Why stop with a little old greatest-hits record when you've got six entire discs worth of goodness stored up in your vaults? Tom Petty and the Heartbreakers answered that question with Playback, a comprehensive — and impressively solid — look back at 20 years of rock and roll.

Released Nov. 20, 1995, Playback arrived a little over a year after Petty bolted his longtime label home, MCA, to release Wildflowers under a new contract at Warner Bros. — and roughly two years after Petty and the Heartbreakers closed the book on their MCA years with their 12-times-platinum Greatest Hits record. Despite the seeming glut of Petty product, and a new retrospective that went back to the well so soon after the first, Playback offered completists and longtime fans a can't-miss proposition.

Like their distinguished career, the set starts with the hits, which triple down on Greatest Hits by opening up the first three discs to Petty's singles with and without the Heartbreakers, arranged in roughly chronological order: Disc One covers 1976-81, Disc Two spans 1982-87 and Disc Three runs from 1989-93. Of the 50 cuts chronicled in this chunk of the box, obviously not all were smash hits, but unlike a number of rather defensively compiled boxes that cherry-pick tracks across an artist's career without regard for whether they were actually ever on the radio much, Playback serves as a powerful reminder of just how incredible Petty's early run really was, and how many of his songs became AOR standards even when they weren't necessarily huge Hot 100 hits.

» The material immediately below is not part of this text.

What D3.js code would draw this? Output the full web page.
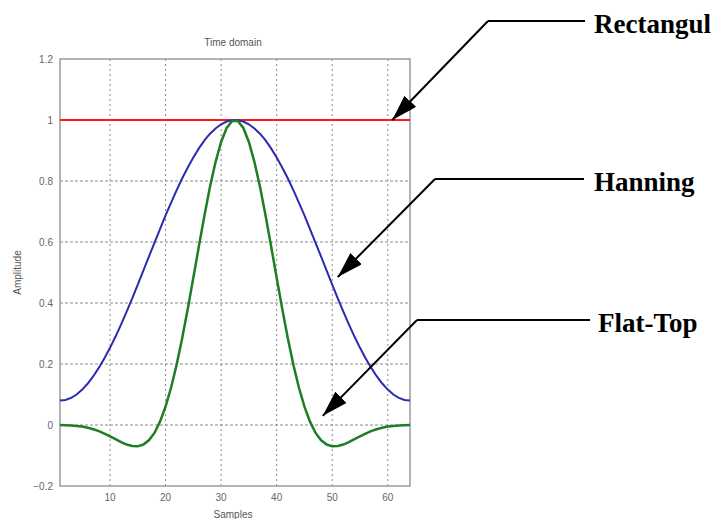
<!DOCTYPE html>
<html>
<head>
<meta charset="utf-8">
<script src="https://cdn.jsdelivr.net/npm/d3@7"></script>
<style>
  body { margin: 0; background: #fff; }
  svg { display: block; }
</style>
</head>
<body>
<script>
// window values, samples 1..64
const rectangular = [1,1,1,1,1,1,1,1,1,1,1,1,1,1,1,1,1,1,1,1,1,1,1,1,1,1,1,1,1,1,1,1,
                     1,1,1,1,1,1,1,1,1,1,1,1,1,1,1,1,1,1,1,1,1,1,1,1,1,1,1,1,1,1,1,1];
const hanning = [0.080,0.082,0.089,0.100,0.116,0.136,0.160,0.188,0.219,0.253,0.290,0.330,0.372,0.415,0.460,0.506,
                 0.552,0.597,0.642,0.687,0.729,0.770,0.809,0.844,0.877,0.907,0.933,0.955,0.972,0.986,0.995,0.999,
                 0.999,0.995,0.986,0.972,0.955,0.933,0.907,0.877,0.844,0.809,0.770,0.729,0.687,0.642,0.597,0.552,
                 0.506,0.460,0.415,0.372,0.330,0.290,0.253,0.219,0.188,0.160,0.136,0.116,0.100,0.089,0.082,0.080];
const flatTop = [0.000,-0.001,-0.002,-0.003,-0.005,-0.009,-0.014,-0.020,-0.028,-0.037,-0.046,-0.056,-0.064,-0.069,-0.070,-0.064,
                 -0.050,-0.026,0.011,0.060,0.123,0.198,0.285,0.381,0.483,0.586,0.687,0.781,0.862,0.928,0.974,0.997,
                 0.997,0.974,0.928,0.862,0.781,0.687,0.586,0.483,0.381,0.285,0.198,0.123,0.060,0.011,-0.026,-0.050,
                 -0.064,-0.070,-0.069,-0.064,-0.056,-0.046,-0.037,-0.028,-0.020,-0.014,-0.009,-0.005,-0.003,-0.002,-0.001,0.000];

const xTicks = [10, 20, 30, 40, 50, 60];
const yTicks = [-0.2, 0, 0.2, 0.4, 0.6, 0.8, 1, 1.2];
const yGrid = [0, 0.2, 0.4, 0.6, 0.8, 1];

// callouts: label + where the arrow points (in data units)
const labels = ["Rectangul", "Hanning", "Flat-Top"];
const tipX = [60.8, 51.0, 48.3];
const tipY = [1.0, 0.485, 0.03];

const width = 719, height = 519;
const plot = { left: 60, top: 59, right: 410, bottom: 486 };

const svg = d3.select("body").append("svg")
    .attr("width", width)
    .attr("height", height);

const x = d3.scaleLinear().domain([1, 64]).range([plot.left, plot.right]);
const y = d3.scaleLinear().domain([-0.2, 1.2]).range([plot.bottom, plot.top]);

// grid
svg.append("g").selectAll("line")
    .data(xTicks)
    .join("line")
    .attr("x1", d => x(d)).attr("x2", d => x(d))
    .attr("y1", plot.top).attr("y2", plot.bottom)
    .attr("stroke", "#8a8a8a")
    .attr("stroke-width", 1)
    .attr("stroke-dasharray", "2,3");

svg.append("g").selectAll("line")
    .data(yGrid)
    .join("line")
    .attr("x1", plot.left).attr("x2", plot.right)
    .attr("y1", d => y(d)).attr("y2", d => y(d))
    .attr("stroke", "#8a8a8a")
    .attr("stroke-width", 1)
    .attr("stroke-dasharray", "3,2");

// frame
svg.append("rect")
    .attr("x", plot.left).attr("y", plot.top)
    .attr("width", plot.right - plot.left)
    .attr("height", plot.bottom - plot.top)
    .attr("fill", "none")
    .attr("stroke", "#9a9a9a")
    .attr("stroke-width", 1.5);

// tick labels
svg.append("g").selectAll("text")
    .data(yTicks)
    .join("text")
    .attr("x", plot.left - 7)
    .attr("y", d => y(d) + 3.5)
    .attr("text-anchor", "end")
    .attr("font-family", "Liberation Sans, Arial, sans-serif")
    .attr("font-size", 10)
    .attr("fill", "#666")
    .text(d => d3.format("~g")(d));

svg.append("g").selectAll("text")
    .data(xTicks)
    .join("text")
    .attr("x", d => x(d))
    .attr("y", plot.bottom + 15)
    .attr("text-anchor", "middle")
    .attr("font-family", "Liberation Sans, Arial, sans-serif")
    .attr("font-size", 10)
    .attr("fill", "#666")
    .text(d => d);

svg.append("text")
    .attr("x", 233).attr("y", 46)
    .attr("text-anchor", "middle")
    .attr("font-family", "Liberation Sans, Arial, sans-serif")
    .attr("font-size", 10)
    .attr("fill", "#555")
    .text("Time domain");

svg.append("text")
    .attr("x", 233).attr("y", 518)
    .attr("text-anchor", "middle")
    .attr("font-family", "Liberation Sans, Arial, sans-serif")
    .attr("font-size", 10)
    .attr("fill", "#555")
    .text("Samples");

svg.append("text")
    .attr("transform", "translate(21," + ((plot.top + plot.bottom) / 2) + ") rotate(-90)")
    .attr("text-anchor", "middle")
    .attr("font-family", "Liberation Sans, Arial, sans-serif")
    .attr("font-size", 10)
    .attr("fill", "#555")
    .text("Amplitude");

// curves
const line = d3.line()
    .x((d, i) => x(i + 1))
    .y(d => y(d));

svg.append("path").datum(rectangular)
    .attr("d", line)
    .attr("fill", "none")
    .attr("stroke", "#ff1a1a")
    .attr("stroke-width", 2);

svg.append("path").datum(hanning)
    .attr("d", line)
    .attr("fill", "none")
    .attr("stroke", "#2b2bb0")
    .attr("stroke-width", 2);

svg.append("path").datum(flatTop)
    .attr("d", line)
    .attr("fill", "none")
    .attr("stroke", "#1e7e24")
    .attr("stroke-width", 2.5);

// callouts
svg.append("defs").append("marker")
    .attr("id", "arrow")
    .attr("viewBox", "0 0 26 16")
    .attr("refX", 26).attr("refY", 8)
    .attr("markerWidth", 26).attr("markerHeight", 16)
    .attr("markerUnits", "userSpaceOnUse")
    .attr("orient", "auto")
    .append("path")
    .attr("d", "M0,0 L26,8 L0,16 Z")
    .attr("fill", "#000");

const elbowX = [488, 435, 417];
const elbowY = [21, 179, 320];
const textX = [594, 594, 598];
const lineEnd = [585, 584, 590];

const callouts = svg.append("g");
labels.forEach((lab, i) => {
    callouts.append("line")
        .attr("x1", elbowX[i]).attr("y1", elbowY[i])
        .attr("x2", lineEnd[i]).attr("y2", elbowY[i])
        .attr("stroke", "#000").attr("stroke-width", 2);
    callouts.append("line")
        .attr("x1", elbowX[i]).attr("y1", elbowY[i])
        .attr("x2", x(tipX[i])).attr("y2", y(tipY[i]))
        .attr("stroke", "#000").attr("stroke-width", 2)
        .attr("marker-end", "url(#arrow)");
    callouts.append("text")
        .attr("x", textX[i]).attr("y", elbowY[i] + 12)
        .attr("font-family", "Liberation Serif, Times New Roman, serif")
        .attr("font-weight", "bold")
        .attr("font-size", 27)
        .attr("fill", "#000")
        .text(lab);
});
</script>
</body>
</html>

Petty opened up his career with a solid string of radio-friendly records, but he never set out to be a singles artist — a point underscored starting with Playback's fourth disc, which gathers 15 b-sides that never made the cut on official Heartbreakers albums. A number of these recordings are obvious throwaways, and others are just the sort of live flotsam that used to be reserved for singles' flipsides on a regular basis. But others illustrate just how ruthless Petty could be when it came to trimming the fat from his LPs — like "Trailer," a highlight of the Southern Accents sessions whose omission from the final track listing still seems inexplicable.

Playback's vault dive goes even deeper with the fifth and sixth discs, which offered catnip to longtime fans in the form of 27 recordings that were either previously unreleased or unavailable on CD, dating all the way back to Petty's early days with his pre-Heartbreakers band Mudcrutch. Again, some cuts are of interest mainly to collectors and diehards — like "On the Street," recorded in 1973 in keyboardist Benmont Tench's living room — but there's also a wealth of worthwhile material buried in here, including the sunny, effortlessly catchy "Keeping Me Alive" and "Waiting for Tonight," a Full Moon Fever castoff featuring backing vocals from the Bangles.

It all added up to a whopping 91 tracks — and while Playback's imposing length, not to mention its price, meant it would never be heard by anywhere near as many people as Greatest Hits, that's exactly how it should be. Like any truly exhaustive career-spanning compilation of a veteran artist, it was meant for a smaller audience, and served as a reward for the faithful. But where many retrospective boxes have always tended to lard their later discs with less compelling material, this one offered every indication that Petty remained at peak power, and poised for another run of classic records.